_GIVEN MATERIAL_.
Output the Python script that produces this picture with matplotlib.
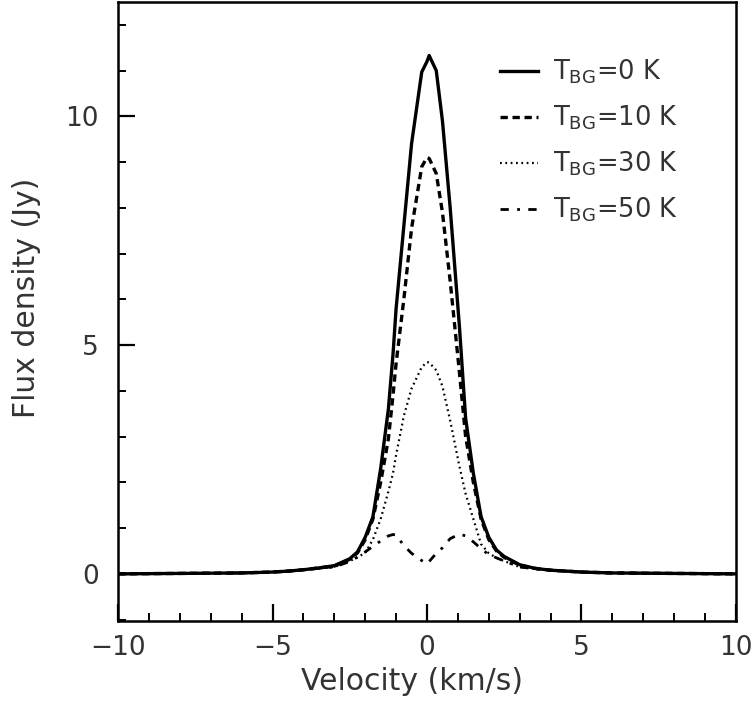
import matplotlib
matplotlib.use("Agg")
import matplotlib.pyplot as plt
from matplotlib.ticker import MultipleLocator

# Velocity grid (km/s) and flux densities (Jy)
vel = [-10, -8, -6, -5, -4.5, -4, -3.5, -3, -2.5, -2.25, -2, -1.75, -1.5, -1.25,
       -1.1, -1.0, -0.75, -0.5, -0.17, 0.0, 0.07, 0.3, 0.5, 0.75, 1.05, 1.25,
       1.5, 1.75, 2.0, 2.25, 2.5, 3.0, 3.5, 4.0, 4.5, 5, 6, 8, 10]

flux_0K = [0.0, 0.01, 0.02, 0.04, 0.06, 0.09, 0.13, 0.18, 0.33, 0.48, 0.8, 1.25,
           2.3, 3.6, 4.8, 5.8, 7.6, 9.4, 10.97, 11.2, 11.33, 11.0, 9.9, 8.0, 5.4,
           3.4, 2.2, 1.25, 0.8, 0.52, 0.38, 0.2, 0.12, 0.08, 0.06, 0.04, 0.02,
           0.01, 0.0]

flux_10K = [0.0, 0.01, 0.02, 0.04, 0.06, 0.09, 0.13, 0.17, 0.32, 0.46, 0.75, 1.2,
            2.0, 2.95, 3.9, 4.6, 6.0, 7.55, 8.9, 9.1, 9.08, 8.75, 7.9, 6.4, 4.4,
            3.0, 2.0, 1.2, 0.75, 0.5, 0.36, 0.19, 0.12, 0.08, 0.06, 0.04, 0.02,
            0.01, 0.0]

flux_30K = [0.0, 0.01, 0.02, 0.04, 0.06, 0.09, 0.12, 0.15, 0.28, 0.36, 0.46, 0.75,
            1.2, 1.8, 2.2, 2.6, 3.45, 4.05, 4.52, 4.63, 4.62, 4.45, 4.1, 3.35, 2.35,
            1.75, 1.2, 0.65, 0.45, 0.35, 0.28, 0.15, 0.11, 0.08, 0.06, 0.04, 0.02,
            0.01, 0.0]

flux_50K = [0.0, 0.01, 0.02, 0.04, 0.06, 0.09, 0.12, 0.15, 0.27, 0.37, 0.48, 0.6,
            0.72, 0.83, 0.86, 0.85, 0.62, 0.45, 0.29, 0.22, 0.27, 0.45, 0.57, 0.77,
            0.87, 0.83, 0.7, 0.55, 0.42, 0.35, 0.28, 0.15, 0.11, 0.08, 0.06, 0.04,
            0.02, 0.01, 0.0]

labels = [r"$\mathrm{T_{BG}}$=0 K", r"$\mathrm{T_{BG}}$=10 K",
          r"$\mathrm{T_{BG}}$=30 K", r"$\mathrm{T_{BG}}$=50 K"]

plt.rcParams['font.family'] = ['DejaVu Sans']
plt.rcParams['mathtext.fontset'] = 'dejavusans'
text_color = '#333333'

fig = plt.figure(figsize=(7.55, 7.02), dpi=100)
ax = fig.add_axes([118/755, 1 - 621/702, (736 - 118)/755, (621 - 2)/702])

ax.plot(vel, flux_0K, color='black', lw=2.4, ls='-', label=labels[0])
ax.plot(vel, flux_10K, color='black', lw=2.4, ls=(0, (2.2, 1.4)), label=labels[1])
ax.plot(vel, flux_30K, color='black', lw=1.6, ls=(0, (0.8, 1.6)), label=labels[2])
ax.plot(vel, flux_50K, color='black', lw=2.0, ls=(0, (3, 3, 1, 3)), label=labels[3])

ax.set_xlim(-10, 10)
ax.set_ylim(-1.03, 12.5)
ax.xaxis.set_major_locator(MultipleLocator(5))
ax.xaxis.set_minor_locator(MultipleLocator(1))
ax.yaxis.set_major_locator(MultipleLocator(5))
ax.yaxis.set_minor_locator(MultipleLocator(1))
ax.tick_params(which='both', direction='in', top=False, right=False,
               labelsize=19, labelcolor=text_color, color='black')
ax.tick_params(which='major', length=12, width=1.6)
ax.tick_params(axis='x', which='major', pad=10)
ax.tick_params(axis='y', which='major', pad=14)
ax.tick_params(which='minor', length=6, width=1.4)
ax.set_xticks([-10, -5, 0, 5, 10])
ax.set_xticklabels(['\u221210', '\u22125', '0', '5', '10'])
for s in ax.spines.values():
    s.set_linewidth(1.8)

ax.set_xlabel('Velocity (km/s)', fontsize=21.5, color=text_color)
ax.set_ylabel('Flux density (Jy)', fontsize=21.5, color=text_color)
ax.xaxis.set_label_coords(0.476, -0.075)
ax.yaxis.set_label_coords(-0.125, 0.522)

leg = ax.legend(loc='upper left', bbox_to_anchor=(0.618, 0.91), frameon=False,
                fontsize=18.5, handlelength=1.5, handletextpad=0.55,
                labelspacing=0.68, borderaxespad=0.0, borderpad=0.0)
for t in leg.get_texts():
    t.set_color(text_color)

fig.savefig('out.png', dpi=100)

_JOB_.
Every line of the data above should be quoted exactly. Omit the pictures.

_ANSWER TO THE TASK_.
Output the Python script that produces this picture with matplotlib.
import matplotlib
matplotlib.use("Agg")
import matplotlib.pyplot as plt
from matplotlib.ticker import MultipleLocator

# Velocity grid (km/s) and flux densities (Jy)
vel = [-10, -8, -6, -5, -4.5, -4, -3.5, -3, -2.5, -2.25, -2, -1.75, -1.5, -1.25,
       -1.1, -1.0, -0.75, -0.5, -0.17, 0.0, 0.07, 0.3, 0.5, 0.75, 1.05, 1.25,
       1.5, 1.75, 2.0, 2.25, 2.5, 3.0, 3.5, 4.0, 4.5, 5, 6, 8, 10]

flux_0K = [0.0, 0.01, 0.02, 0.04, 0.06, 0.09, 0.13, 0.18, 0.33, 0.48, 0.8, 1.25,
           2.3, 3.6, 4.8, 5.8, 7.6, 9.4, 10.97, 11.2, 11.33, 11.0, 9.9, 8.0, 5.4,
           3.4, 2.2, 1.25, 0.8, 0.52, 0.38, 0.2, 0.12, 0.08, 0.06, 0.04, 0.02,
           0.01, 0.0]

flux_10K = [0.0, 0.01, 0.02, 0.04, 0.06, 0.09, 0.13, 0.17, 0.32, 0.46, 0.75, 1.2,
            2.0, 2.95, 3.9, 4.6, 6.0, 7.55, 8.9, 9.1, 9.08, 8.75, 7.9, 6.4, 4.4,
            3.0, 2.0, 1.2, 0.75, 0.5, 0.36, 0.19, 0.12, 0.08, 0.06, 0.04, 0.02,
            0.01, 0.0]

flux_30K = [0.0, 0.01, 0.02, 0.04, 0.06, 0.09, 0.12, 0.15, 0.28, 0.36, 0.46, 0.75,
            1.2, 1.8, 2.2, 2.6, 3.45, 4.05, 4.52, 4.63, 4.62, 4.45, 4.1, 3.35, 2.35,
            1.75, 1.2, 0.65, 0.45, 0.35, 0.28, 0.15, 0.11, 0.08, 0.06, 0.04, 0.02,
            0.01, 0.0]

flux_50K = [0.0, 0.01, 0.02, 0.04, 0.06, 0.09, 0.12, 0.15, 0.27, 0.37, 0.48, 0.6,
            0.72, 0.83, 0.86, 0.85, 0.62, 0.45, 0.29, 0.22, 0.27, 0.45, 0.57, 0.77,
            0.87, 0.83, 0.7, 0.55, 0.42, 0.35, 0.28, 0.15, 0.11, 0.08, 0.06, 0.04,
            0.02, 0.01, 0.0]

labels = [r"$\mathrm{T_{BG}}$=0 K", r"$\mathrm{T_{BG}}$=10 K",
          r"$\mathrm{T_{BG}}$=30 K", r"$\mathrm{T_{BG}}$=50 K"]

plt.rcParams['font.family'] = ['DejaVu Sans']
plt.rcParams['mathtext.fontset'] = 'dejavusans'
text_color = '#333333'

fig = plt.figure(figsize=(7.55, 7.02), dpi=100)
ax = fig.add_axes([118/755, 1 - 621/702, (736 - 118)/755, (621 - 2)/702])

ax.plot(vel, flux_0K, color='black', lw=2.4, ls='-', label=labels[0])
ax.plot(vel, flux_10K, color='black', lw=2.4, ls=(0, (2.2, 1.4)), label=labels[1])
ax.plot(vel, flux_30K, color='black', lw=1.6, ls=(0, (0.8, 1.6)), label=labels[2])
ax.plot(vel, flux_50K, color='black', lw=2.0, ls=(0, (3, 3, 1, 3)), label=labels[3])

ax.set_xlim(-10, 10)
ax.set_ylim(-1.03, 12.5)
ax.xaxis.set_major_locator(MultipleLocator(5))
ax.xaxis.set_minor_locator(MultipleLocator(1))
ax.yaxis.set_major_locator(MultipleLocator(5))
ax.yaxis.set_minor_locator(MultipleLocator(1))
ax.tick_params(which='both', direction='in', top=False, right=False,
               labelsize=19, labelcolor=text_color, color='black')
ax.tick_params(which='major', length=12, width=1.6)
ax.tick_params(axis='x', which='major', pad=10)
ax.tick_params(axis='y', which='major', pad=14)
ax.tick_params(which='minor', length=6, width=1.4)
ax.set_xticks([-10, -5, 0, 5, 10])
ax.set_xticklabels(['\u221210', '\u22125', '0', '5', '10'])
for s in ax.spines.values():
    s.set_linewidth(1.8)

ax.set_xlabel('Velocity (km/s)', fontsize=21.5, color=text_color)
ax.set_ylabel('Flux density (Jy)', fontsize=21.5, color=text_color)
ax.xaxis.set_label_coords(0.476, -0.075)
ax.yaxis.set_label_coords(-0.125, 0.522)

leg = ax.legend(loc='upper left', bbox_to_anchor=(0.618, 0.91), frameon=False,
                fontsize=18.5, handlelength=1.5, handletextpad=0.55,
                labelspacing=0.68, borderaxespad=0.0, borderpad=0.0)
for t in leg.get_texts():
    t.set_color(text_color)

fig.savefig('out.png', dpi=100)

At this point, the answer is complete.